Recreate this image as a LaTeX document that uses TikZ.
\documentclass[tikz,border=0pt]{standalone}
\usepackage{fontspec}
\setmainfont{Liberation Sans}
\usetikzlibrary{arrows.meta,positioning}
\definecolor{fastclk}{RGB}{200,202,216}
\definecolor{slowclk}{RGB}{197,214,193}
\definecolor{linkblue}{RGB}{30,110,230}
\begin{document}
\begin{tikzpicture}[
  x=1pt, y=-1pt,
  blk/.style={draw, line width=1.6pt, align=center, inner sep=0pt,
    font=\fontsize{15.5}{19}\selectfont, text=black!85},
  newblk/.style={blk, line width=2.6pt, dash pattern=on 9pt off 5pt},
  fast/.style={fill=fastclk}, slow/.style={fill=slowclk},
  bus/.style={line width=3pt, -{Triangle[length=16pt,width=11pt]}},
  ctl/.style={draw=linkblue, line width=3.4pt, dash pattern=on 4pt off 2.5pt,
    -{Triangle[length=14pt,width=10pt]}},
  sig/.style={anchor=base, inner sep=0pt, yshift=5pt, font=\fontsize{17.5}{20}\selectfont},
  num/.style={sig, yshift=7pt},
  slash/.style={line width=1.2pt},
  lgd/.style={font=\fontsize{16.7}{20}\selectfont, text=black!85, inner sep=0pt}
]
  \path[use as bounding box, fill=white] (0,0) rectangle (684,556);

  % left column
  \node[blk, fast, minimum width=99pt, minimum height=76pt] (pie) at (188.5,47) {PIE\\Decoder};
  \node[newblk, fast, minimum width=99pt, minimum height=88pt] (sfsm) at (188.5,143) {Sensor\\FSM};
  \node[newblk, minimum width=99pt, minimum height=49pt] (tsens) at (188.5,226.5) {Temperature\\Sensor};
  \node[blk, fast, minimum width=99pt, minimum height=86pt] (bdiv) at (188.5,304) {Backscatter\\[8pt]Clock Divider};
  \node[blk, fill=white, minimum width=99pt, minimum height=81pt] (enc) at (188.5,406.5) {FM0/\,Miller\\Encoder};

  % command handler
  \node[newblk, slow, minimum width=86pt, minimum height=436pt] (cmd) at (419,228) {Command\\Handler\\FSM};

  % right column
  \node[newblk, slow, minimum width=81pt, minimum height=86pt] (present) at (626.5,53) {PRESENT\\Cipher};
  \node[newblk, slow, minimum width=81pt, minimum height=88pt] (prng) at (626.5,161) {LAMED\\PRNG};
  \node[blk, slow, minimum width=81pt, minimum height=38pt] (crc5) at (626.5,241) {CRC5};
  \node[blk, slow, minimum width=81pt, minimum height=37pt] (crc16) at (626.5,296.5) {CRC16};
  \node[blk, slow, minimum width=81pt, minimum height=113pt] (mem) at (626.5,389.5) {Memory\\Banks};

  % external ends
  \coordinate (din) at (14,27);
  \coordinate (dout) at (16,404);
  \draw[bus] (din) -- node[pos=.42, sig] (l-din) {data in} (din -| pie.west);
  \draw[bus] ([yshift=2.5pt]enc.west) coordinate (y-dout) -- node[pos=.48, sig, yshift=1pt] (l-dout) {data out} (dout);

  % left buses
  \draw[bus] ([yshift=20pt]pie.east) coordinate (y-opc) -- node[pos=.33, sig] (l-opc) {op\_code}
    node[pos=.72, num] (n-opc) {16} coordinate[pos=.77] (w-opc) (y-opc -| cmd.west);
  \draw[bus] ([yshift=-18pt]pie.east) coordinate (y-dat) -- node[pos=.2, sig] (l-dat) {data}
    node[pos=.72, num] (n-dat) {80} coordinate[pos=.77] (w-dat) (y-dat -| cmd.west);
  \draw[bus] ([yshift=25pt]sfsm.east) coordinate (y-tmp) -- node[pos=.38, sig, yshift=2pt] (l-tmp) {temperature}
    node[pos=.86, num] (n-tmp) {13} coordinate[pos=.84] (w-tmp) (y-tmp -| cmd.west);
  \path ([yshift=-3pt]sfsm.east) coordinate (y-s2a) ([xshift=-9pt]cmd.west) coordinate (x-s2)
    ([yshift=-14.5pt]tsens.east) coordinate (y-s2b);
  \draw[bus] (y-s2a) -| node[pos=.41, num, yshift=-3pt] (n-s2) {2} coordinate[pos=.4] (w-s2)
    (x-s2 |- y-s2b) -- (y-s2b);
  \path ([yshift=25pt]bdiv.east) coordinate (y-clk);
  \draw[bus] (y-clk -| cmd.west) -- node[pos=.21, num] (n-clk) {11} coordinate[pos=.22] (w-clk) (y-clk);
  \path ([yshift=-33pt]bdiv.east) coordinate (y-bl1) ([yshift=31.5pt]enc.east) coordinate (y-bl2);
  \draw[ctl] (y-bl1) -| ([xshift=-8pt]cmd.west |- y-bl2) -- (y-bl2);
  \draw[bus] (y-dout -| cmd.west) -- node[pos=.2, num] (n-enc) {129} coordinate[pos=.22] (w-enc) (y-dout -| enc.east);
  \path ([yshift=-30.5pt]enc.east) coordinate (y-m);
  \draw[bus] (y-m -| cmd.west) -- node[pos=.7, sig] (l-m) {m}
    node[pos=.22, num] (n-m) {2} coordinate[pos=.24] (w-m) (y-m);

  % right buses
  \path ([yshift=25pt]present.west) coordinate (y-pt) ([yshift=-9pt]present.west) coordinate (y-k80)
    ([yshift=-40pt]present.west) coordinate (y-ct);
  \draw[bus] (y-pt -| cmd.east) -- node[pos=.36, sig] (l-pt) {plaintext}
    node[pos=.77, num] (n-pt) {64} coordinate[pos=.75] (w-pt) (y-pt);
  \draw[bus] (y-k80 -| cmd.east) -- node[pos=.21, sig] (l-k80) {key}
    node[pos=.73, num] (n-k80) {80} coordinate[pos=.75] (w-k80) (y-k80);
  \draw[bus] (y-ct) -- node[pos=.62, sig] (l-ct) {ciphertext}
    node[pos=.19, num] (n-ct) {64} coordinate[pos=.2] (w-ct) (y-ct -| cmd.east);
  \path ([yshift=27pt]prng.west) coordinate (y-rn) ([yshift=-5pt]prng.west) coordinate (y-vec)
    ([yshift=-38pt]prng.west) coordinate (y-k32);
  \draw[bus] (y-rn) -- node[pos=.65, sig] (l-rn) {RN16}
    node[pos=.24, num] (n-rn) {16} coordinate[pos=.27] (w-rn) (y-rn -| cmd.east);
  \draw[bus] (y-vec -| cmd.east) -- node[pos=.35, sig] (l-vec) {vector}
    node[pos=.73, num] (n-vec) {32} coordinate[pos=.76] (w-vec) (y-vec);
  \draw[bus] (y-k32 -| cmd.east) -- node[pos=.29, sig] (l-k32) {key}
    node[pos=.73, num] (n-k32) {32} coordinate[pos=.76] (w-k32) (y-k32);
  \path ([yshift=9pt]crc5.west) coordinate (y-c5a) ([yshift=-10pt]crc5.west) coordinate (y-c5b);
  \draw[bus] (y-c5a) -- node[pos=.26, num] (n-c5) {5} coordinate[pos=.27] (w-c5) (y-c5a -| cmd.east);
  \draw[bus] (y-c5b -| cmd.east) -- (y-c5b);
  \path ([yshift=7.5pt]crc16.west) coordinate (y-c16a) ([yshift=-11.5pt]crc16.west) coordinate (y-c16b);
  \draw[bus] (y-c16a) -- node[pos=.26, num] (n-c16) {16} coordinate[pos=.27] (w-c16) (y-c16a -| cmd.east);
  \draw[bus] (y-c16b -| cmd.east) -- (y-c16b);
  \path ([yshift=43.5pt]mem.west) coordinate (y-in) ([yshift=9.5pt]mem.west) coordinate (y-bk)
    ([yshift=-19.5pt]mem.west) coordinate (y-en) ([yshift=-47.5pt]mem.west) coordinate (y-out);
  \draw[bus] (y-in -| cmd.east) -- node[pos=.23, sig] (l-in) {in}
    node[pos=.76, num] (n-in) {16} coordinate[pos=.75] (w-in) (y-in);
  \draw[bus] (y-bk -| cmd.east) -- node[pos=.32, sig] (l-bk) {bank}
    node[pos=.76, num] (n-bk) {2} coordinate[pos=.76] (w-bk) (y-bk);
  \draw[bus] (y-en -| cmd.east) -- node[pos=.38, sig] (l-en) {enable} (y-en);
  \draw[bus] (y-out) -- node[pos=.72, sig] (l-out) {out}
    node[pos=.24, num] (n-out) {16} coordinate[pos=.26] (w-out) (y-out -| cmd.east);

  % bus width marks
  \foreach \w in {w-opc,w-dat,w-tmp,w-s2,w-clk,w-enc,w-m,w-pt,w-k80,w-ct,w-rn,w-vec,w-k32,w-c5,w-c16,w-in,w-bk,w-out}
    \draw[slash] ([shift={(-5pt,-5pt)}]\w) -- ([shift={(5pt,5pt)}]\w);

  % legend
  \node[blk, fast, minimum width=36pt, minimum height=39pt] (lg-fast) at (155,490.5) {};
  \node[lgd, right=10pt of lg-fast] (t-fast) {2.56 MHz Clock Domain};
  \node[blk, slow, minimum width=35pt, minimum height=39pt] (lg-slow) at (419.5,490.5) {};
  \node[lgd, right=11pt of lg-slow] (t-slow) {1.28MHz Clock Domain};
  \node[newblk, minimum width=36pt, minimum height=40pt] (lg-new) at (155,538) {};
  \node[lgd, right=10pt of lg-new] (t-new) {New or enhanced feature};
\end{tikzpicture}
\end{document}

==

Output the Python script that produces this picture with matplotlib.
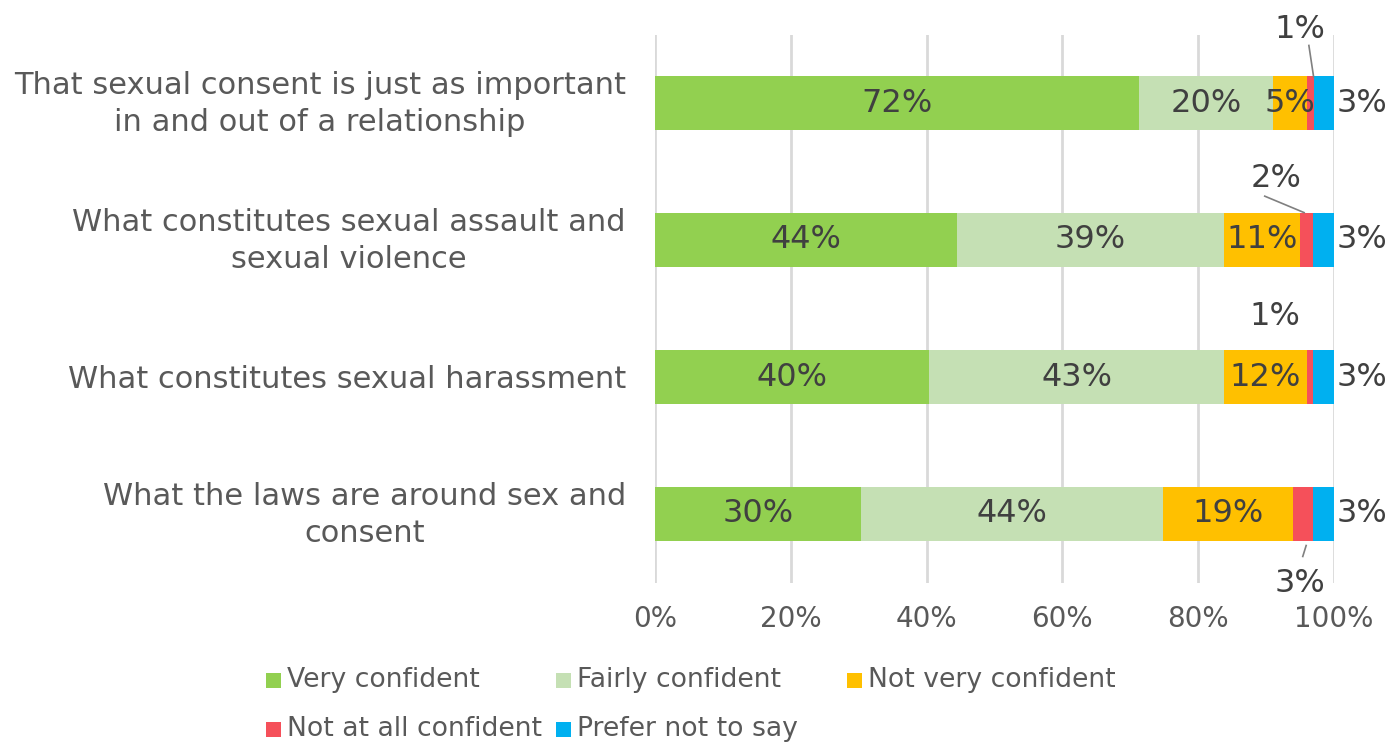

--

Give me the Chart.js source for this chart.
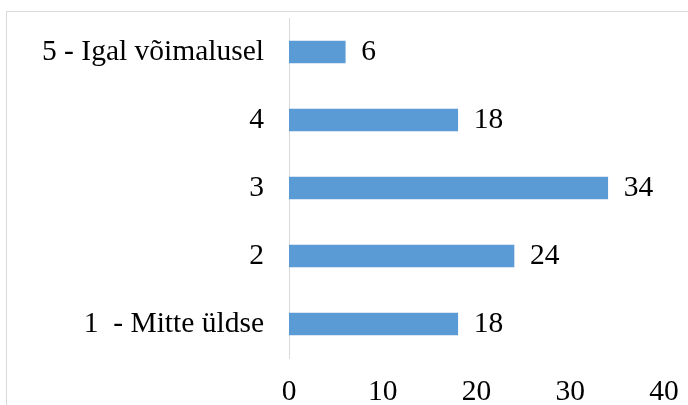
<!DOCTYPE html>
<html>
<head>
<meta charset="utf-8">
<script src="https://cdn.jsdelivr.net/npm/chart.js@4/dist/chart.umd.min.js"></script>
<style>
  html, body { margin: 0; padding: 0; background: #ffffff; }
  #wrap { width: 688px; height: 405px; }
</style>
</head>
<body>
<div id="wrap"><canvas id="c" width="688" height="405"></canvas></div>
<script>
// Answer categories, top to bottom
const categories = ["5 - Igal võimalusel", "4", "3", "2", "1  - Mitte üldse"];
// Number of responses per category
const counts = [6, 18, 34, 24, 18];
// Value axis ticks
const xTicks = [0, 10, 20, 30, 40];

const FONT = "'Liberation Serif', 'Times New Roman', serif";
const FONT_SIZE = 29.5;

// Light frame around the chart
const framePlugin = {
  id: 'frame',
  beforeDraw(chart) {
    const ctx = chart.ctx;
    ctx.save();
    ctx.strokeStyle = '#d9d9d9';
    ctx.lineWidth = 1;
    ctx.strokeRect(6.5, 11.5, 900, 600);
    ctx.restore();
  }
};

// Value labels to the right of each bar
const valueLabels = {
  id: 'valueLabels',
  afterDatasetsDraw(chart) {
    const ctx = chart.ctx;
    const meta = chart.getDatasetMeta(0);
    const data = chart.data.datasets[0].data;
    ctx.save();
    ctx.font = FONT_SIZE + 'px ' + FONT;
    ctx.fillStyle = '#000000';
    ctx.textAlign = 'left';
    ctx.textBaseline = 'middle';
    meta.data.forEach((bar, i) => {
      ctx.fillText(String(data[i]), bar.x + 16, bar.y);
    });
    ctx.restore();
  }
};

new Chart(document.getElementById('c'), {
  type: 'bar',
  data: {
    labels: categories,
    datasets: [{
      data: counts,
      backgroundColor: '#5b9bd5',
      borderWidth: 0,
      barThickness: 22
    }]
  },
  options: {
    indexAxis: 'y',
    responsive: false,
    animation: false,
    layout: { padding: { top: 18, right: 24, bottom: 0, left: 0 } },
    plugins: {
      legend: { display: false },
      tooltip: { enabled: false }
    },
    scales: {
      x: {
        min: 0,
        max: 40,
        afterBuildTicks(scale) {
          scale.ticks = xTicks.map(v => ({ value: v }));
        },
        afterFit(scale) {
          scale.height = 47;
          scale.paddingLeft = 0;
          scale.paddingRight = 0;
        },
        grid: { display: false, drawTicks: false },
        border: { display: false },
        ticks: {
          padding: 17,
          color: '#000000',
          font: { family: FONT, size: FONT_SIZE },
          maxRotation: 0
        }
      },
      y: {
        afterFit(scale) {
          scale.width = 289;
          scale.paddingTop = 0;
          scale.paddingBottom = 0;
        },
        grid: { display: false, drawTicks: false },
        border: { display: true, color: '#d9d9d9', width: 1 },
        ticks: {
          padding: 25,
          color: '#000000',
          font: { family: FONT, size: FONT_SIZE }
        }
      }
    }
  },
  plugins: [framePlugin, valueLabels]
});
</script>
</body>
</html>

> Work required: In the listing above, count each line that holds the string "this". Give the number only.

> Answer in full: 3